Fastmarkets’ daily steel hot-rolled coil index, domestic, exw Northern Europe
was €479.34 ($519.12) per tonne on Friday, up by €7.67 per tonne from €471.67 per tonne a week earlier on February 7.
The index was calculated based on deals and “workable” prices heard at €475-485 per tonne ex-works.
Official offers have been heard at €480-500 per tonne ex-works.
Northern European steelmakers have been applying a similar pricing policy across the region of refusing to give discounts and the situation is unlikely to change this month, according to market sources.
Domestic producers secured good order books earlier this year - they are currently offering late April-May shipment HRC – so are in no hurry to make new deals. They were able to secure good order books due to combination of production cuts across Europe as well as a recovery in restocking activity and a lack of competitive import offers in January.
Distributors, in the meantime, have been mainly booking smaller tonnages to maintain sufficient stocks levels. Buyers have been reluctant to take a risk in buying big volumes of HRC with long lead times because they are uncertain that the domestic price rise will be sustainable in the second quarter.
Although buyers have been cautious over buying bigger tonnages of coil the prices are unlikely to decrease in the first quarter, market sources added.
While market sentiment in Northern Europe has been mainly positive, the situation had been different in the south of the continent.
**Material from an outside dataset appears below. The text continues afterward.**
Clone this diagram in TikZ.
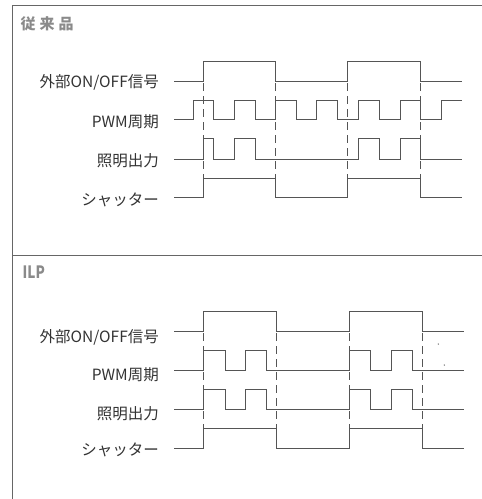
\documentclass[tikz,border=0pt]{standalone}
\usepackage{fontspec}
\newfontfamily\jp{Noto Sans CJK JP}
\newfontfamily\jpc[FakeStretch=0.8]{Noto Sans CJK JP}
\definecolor{txt}{HTML}{333333}
\definecolor{wave}{HTML}{555555}
\definecolor{ttl}{HTML}{8A8A8A}
\definecolor{frm}{HTML}{666666}
\begin{document}
\begin{tikzpicture}[x=1pt,y=-1pt,
  lbl/.style={anchor=east,inner sep=0pt,text=txt,font=\jp\fontsize{15.5}{17}\selectfont},
  ttlbox/.style={anchor=west,inner sep=0pt,text=ttl},
  wv/.style={draw=wave,line width=0.9pt},
  dsh/.style={draw=wave,line width=0.9pt,dash pattern=on 8pt off 5pt},
  frame/.style={draw=frm,line width=1pt}]
\useasboundingbox (0,0) rectangle (482,499);
% frame
\draw[frame] (12.7,499) -- (12.7,5.5) -- (482,5.5);
\draw[frame] (12.7,255) -- (482,255);
% titles
\node[ttlbox,font=\jp\bfseries\fontsize{15}{17}\selectfont] (t1) at (20.5,23.7) {従\kern4pt 来\kern4pt 品};
\node[ttlbox,font=\jpc\bfseries\fontsize{17}{19}\selectfont] (t2) at (22.5,271.7) {ILP};
% ===== top section labels
\node[lbl] (a1) at (159,82) {外部ON/OFF信号};
\node[lbl] (a2) at (159,121.7) {PWM周期};
\node[lbl] (a3) at (159,161) {照明出力};
\node[lbl] (a4) at (159,200) {シャッター};
% top waves
\draw[wv] (174,81) -| (203.3,61.7) -| (275.3,81) -| (347.7,61.7) -| (420,81) -- (462,81);
\draw[wv] (174,119.3) -| (193.3,100) -| (213.3,119.3) -| (234.3,100) -| (255,119.3) -| (275.5,100) -| (296.7,119.3) -| (316.7,100) -| (337.7,119.3) -| (358.3,100) -| (379,119.3) -| (400,100) -| (420,119.3) -| (441.7,100) -- (462,100);
\draw[wv] (174,159.3) -| (203.3,138.3) -| (213.3,159.3) -| (234.3,138.3) -| (255,159.3) -| (358.3,138.3) -| (379,159.3) -| (400,138.3) -| (420,159.3) -- (462,159.3);
\draw[wv] (174,197.7) -| (203.3,178.3) -| (275.3,197.7) -| (347.7,178.3) -| (420,197.7) -- (462,197.7);
\foreach \xx in {203.3,275.3,347.7,420}
  \draw[dsh] (\xx,83) -- (\xx,178.3);
% ===== bottom section labels
\node[lbl] (b1) at (159,337.3) {外部ON/OFF信号};
\node[lbl] (b2) at (159,375) {PWM周期};
\node[lbl] (b3) at (159,413.3) {照明出力};
\node[lbl] (b4) at (159,450) {シャッター};
% bottom waves
\draw[wv] (174,331) -| (203.3,311) -| (276,331) -| (349.3,311) -| (422.7,331) -- (464,331);
\draw[wv] (174,370.7) -| (203.3,350) -| (225.3,370.7) -| (245,350) -| (266,370.7) -| (349.3,350) -| (370.7,370.7) -| (391.7,350) -| (412.7,370.7) -- (464,370.7);
\draw[wv] (174,409.3) -| (203.3,389.3) -| (225.3,409.3) -| (245,389.3) -| (266,409.3) -| (349.3,389.3) -| (370.7,409.3) -| (391.7,389.3) -| (412.7,409.3) -- (464,409.3);
\draw[wv] (174,448.3) -| (203.3,428.3) -| (276,448.3) -| (349.3,428.3) -| (422.7,448.3) -- (464,448.3);
\foreach \xx in {203.3,276,349.3,422.7}
  \draw[dsh] (\xx,333) -- (\xx,428.3);
% stray marks
\fill[wave] (438.3,344) circle (0.7);
\fill[wave] (444.3,365) circle (0.7);
\end{tikzpicture}
\end{document}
Demand was low last week and market sources told Fastmarkets they are pessimistic it will recover soon.
Distributors in the south of Europe have high stocks of HRC and end-user demand remains low, market sources said. Additionally, end consumers have been reluctant to accept price rises for processed HRC.
As a result, Southern European mills were trading HRC at €440-445 per tonne ex-works at the end of last week, down by €5-10 per tonne compared with prices at the beginning of the week. The region’s steelmakers, in the meantime, were said to continue targeting €460-470 per tonne ex-works.
In addition, to compensate for the lack of buyer interest in the domestic market Italian mills had been trading HRC in Germany at €440 per tonne ex-works. Taking into the account the transportation costs of about €20-40 per tonne, the deals are unlikely to have a negative impact on the Northern European market
, according to market sources.
Returning imports ‘no threat’ to domestic price levels
Non-EU suppliers also returned to the market last week, but this change is unlikely to pose threat to the domestic prices, market participants said. This is because the gap between the offers and domestic prices was not wide enough to spur buyers’ interest when taking into account additional transportation costs, the market sources told Fastmarkets.
One Turkish supplier sold 20,000 tonnes of HRC to an Italian buyer at $475 per tonne fob, the equivalent of €455-460 per tonne cfr, taking into account a freight rate of $20-25 per tonne.
Other Turkish suppliers, however, did not offer material at similar prices and were reported not to have significant volumes to offer in the EU due to either scheduled maintenance in March or order books being filled until April.
HRC from Taiwan was offered to Southern Europe at €460 per tonne cfr last week. In addition, Russian material was sold to Northern Europe at the equivalent of €455 per tonne cfr Antwerp. The steelmaker was reported to be out of the market after the deals were made.
Turkish coil was offered to the region at €470-475 per tonne cfr Antwerp.
In the end of last week, the European Commission (EC) initiated a second review of existing safeguard measures
into a number of imported steel products. Market sources are still waiting to evaluate the effects any upcoming changes will have on the market.
According to data available as of February 14, Turkish suppliers have used 49.81% of their quota for January-March 2020. Russian mills have used 36.22% of their first quarter quota.
Any material exceeding the quota will be hit by a 25% tariff, according to current safeguard measures.